• **GIVEN TASK**: State how many lines contain the string "document", and write nothing else.

• **AVAILABLE DATA**:
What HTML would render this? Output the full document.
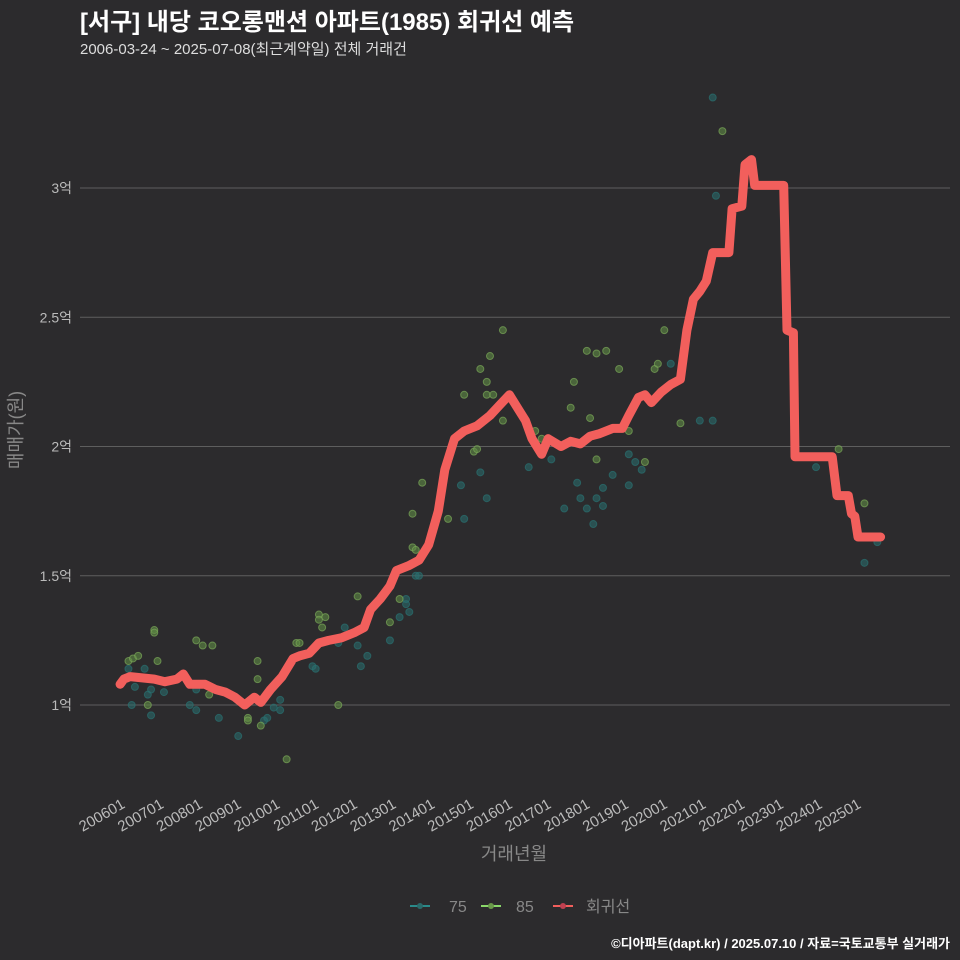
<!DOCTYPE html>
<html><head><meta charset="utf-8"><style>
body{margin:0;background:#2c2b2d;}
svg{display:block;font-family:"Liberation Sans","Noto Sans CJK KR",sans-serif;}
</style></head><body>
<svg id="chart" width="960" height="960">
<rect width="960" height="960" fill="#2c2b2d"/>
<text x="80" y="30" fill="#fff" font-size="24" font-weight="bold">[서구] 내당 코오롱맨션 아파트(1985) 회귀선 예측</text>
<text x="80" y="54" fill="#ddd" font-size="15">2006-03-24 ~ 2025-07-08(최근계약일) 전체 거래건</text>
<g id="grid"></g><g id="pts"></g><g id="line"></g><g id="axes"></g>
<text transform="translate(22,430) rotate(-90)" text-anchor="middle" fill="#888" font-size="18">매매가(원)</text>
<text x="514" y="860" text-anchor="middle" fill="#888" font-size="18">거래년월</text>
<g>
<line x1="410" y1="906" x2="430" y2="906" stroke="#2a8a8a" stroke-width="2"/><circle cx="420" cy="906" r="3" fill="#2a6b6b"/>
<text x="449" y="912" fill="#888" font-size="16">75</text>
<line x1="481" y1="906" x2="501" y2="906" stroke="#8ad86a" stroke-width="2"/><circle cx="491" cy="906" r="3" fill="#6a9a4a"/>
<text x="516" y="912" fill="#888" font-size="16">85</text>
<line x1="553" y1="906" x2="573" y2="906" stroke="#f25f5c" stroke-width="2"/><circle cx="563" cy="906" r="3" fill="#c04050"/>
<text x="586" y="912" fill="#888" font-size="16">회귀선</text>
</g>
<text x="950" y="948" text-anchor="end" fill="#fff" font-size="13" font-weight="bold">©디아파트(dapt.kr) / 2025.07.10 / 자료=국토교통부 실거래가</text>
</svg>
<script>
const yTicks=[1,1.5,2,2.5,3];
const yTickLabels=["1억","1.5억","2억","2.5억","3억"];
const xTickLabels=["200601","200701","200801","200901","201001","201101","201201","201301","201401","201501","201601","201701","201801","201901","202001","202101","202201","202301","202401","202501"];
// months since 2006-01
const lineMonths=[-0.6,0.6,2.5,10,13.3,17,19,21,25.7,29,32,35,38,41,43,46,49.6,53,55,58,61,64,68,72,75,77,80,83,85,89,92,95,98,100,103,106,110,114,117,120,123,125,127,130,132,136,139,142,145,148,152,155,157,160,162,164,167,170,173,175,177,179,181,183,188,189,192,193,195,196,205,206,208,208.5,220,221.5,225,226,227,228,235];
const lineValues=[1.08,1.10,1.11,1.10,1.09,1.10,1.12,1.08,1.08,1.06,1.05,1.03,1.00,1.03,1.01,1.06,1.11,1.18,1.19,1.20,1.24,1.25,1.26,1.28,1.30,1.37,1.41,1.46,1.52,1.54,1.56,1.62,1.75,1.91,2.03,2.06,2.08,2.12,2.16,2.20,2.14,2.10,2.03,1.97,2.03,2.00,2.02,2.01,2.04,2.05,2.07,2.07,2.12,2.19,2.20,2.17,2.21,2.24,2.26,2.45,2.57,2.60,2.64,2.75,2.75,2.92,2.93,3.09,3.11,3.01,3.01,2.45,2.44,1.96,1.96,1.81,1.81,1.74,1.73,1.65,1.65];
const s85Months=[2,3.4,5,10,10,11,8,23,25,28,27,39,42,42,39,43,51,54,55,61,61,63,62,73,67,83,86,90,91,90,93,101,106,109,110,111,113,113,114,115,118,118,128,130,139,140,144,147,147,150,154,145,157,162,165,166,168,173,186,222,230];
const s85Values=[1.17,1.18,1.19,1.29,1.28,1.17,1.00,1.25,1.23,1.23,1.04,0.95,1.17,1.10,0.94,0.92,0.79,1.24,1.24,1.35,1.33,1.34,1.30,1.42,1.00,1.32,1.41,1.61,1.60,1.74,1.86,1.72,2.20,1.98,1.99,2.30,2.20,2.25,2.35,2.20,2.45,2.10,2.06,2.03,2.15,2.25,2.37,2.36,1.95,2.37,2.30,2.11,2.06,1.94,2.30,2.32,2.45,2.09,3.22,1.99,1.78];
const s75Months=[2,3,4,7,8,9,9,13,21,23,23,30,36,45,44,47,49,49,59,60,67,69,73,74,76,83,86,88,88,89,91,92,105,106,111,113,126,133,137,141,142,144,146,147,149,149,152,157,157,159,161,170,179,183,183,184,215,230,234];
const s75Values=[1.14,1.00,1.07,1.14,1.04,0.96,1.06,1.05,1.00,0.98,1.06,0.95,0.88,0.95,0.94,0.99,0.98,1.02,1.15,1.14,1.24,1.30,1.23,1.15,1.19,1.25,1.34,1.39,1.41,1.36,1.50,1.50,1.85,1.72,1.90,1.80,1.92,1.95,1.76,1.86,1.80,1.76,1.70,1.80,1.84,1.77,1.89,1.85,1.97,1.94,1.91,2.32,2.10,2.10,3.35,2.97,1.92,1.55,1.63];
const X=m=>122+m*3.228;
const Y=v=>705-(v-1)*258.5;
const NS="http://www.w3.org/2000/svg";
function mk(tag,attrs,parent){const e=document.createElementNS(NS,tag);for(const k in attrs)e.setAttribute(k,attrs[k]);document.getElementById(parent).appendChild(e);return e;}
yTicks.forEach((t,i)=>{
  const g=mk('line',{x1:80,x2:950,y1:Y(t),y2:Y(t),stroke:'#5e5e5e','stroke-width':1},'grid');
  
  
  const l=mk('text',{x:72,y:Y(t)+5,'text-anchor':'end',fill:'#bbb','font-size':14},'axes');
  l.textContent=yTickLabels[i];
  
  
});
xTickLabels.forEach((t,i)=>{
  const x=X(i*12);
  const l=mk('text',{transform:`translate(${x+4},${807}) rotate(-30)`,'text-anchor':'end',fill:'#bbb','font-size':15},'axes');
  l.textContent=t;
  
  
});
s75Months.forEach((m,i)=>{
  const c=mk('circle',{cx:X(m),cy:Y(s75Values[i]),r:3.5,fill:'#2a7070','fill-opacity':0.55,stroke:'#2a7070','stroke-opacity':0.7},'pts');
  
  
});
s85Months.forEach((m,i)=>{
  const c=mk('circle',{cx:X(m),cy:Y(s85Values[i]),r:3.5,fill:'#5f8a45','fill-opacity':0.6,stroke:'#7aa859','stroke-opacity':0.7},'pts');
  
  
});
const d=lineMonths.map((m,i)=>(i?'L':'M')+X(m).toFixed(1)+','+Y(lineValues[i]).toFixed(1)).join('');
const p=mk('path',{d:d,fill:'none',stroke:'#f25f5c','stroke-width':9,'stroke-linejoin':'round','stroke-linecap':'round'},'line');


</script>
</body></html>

• **THE RESPONSE**: 2